Посмотрим же в грязь под щепочками – и увидим.
Поединок сказочников
Виталий Валентинович Бианки провёл жизнь в труде и в пьянстве, а в конце жизни голос его ушёл в зенит – почти превратился в писк, комариный фальцетик, а сам он отяжелел и обезножел, но не мог остановиться и всё выстукивал одним пальцем на машинке свои следы. Современники припоминают его богатырскую силу и богатырскую же замедленность, угасающую аристократическую прелесть постепенно пухнущего – как от атаки мошки – лица. Самый из современников, склонный к наблюдениям, записал:
«Бианки схватил меня за ноги, перевернул вверх ногами и с хохотом держал так, не давая вывернуться. Как я обиделся! Долго не мог прийти в себя. Я не был слаб физически, но тут сплоховал. Обидно! А главное – сила показалась мне грубой и недоступной мне по своим границам. Бессмысленное, похожее не то на зависть, не то на ревность чувство овладело мной. Постепенно оно прошло. Бианки был прост и чист. Но дьявол делал своё дело…»

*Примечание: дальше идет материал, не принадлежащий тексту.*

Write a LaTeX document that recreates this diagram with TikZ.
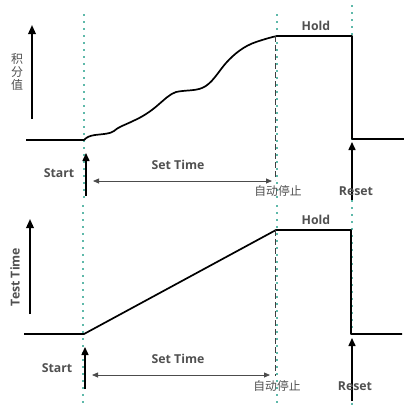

Но дьявол делал своё дело.
Этнограф от беллетристики повторяет эту фразу несколько раз, она, вероятно, нравится ему, помогает ему диагностировать распад наблюдаемого – сильного, доброкачественного существа, извращённого собственной интерпретацией обстоятельств. Входит Евгений Львович Шварц – человечек с головой в форме яичка, с трясущимися от Паркинсона руками (иногда уходил с телеграфа ни с чем, руки так тряслись, что вывести коварным ржавым пёрышком гусеницу букв не представлялось возможным, очередь за спиной брезгливо-зловеще булькала). Человечек, совершенно лишённый дара забывать и прощать, не видеть, вероятно, наиболее проницательный и брезгливый в своём испещрённом душевными язвами поколении (это ещё стерильно выражаясь – иногда я пытаюсь представить себе, что душевный износ того поколения стал бы физически видим-осязаем – о как бы они выглядели!..). Шварц был ядовит (от чудовищной ранимости) и легкомысленно бесстрашен – оказался одним из редчайших «ценных» людей, отказавшихся улететь осенью 1941-го из города-дистрофика (это название – позднейшая остроумная выдумка Бианки). Его выволокли уже зимой, в голодном бреду и психозе.
Его фотографии и особенно фотографии в окружении подруг резко выступают из потока времени – резкие, насмешливые тонкие лица их светятся, как будто раковины, подсвеченные изнутри. Евгений Шварц был мучительно великодушен: в амбарных книгах своих записок он не называет, кто из друзей донёс, накляузничал, кликушествовал, шельмовал. Сопоставляя стенограммы заседаний, где друзья паясничали, визжа о его вредоносной бездарности, и последующие записки Шварца об этих людях, леденеешь, диву даваясь, – неужели так простил? Или так умертвил в себе связь с ними?